# Required work
Below are some records. Say how many of their lines include the string "this", giving only the number.
--- start of Data supplied ---
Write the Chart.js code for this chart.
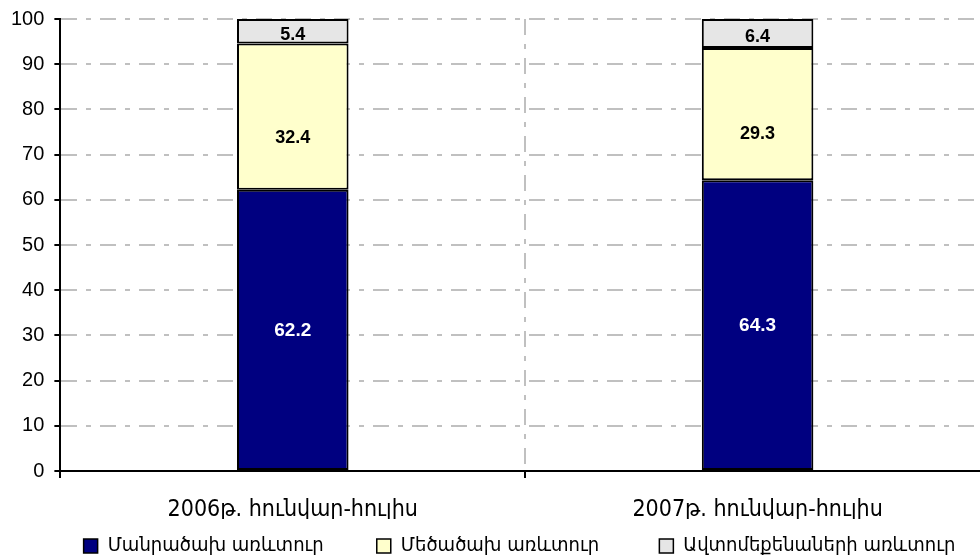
--- end of Data supplied ---
--- start of Data supplied ---
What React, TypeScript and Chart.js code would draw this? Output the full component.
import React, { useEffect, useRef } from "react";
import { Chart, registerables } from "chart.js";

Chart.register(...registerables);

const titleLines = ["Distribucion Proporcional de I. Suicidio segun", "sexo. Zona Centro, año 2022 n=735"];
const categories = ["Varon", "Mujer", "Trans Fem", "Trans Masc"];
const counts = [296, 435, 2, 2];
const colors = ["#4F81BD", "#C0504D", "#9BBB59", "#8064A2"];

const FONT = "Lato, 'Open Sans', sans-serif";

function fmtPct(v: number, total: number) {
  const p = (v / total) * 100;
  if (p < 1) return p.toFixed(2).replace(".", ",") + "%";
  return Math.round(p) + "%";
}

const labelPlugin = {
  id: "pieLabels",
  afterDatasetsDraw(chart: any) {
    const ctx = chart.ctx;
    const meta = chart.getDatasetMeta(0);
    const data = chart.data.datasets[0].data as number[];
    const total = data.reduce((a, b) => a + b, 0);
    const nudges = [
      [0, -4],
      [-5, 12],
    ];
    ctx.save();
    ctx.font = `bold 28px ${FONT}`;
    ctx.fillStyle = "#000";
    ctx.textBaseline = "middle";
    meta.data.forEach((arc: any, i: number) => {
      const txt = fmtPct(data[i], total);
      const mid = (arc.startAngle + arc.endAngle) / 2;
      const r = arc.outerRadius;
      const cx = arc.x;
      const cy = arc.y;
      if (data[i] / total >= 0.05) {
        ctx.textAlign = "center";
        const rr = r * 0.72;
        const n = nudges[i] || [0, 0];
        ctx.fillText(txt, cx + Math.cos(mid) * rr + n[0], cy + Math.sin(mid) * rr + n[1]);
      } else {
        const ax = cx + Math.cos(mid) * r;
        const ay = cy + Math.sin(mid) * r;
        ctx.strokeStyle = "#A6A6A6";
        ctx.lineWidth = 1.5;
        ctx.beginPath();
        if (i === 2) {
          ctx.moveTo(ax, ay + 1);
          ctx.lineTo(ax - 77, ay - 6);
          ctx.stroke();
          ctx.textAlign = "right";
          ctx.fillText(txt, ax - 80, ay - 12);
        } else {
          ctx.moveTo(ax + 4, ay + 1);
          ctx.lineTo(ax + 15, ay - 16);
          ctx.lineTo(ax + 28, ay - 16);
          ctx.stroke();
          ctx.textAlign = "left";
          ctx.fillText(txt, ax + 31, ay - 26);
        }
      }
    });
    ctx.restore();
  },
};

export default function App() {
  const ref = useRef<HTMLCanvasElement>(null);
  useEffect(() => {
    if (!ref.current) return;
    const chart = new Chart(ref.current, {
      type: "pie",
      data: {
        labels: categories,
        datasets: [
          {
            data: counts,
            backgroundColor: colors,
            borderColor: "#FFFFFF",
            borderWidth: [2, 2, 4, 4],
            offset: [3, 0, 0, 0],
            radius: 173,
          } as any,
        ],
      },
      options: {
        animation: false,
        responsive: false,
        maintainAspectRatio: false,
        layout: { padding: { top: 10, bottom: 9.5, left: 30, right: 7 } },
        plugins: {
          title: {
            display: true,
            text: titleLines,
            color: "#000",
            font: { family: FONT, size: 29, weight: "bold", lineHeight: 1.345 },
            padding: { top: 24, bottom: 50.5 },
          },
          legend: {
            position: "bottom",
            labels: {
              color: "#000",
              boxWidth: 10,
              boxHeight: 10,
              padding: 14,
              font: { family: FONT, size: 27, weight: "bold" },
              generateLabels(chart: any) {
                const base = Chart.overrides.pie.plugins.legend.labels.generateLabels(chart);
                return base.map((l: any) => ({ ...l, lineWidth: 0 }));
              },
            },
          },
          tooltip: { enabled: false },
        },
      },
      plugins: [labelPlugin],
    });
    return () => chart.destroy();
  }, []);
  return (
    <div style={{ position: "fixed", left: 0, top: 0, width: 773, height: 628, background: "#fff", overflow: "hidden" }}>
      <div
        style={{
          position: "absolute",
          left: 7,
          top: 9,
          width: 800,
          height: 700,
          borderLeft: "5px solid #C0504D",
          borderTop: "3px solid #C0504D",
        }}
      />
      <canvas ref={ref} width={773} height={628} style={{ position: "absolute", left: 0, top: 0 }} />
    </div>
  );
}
--- end of Data supplied ---
# Correct output
2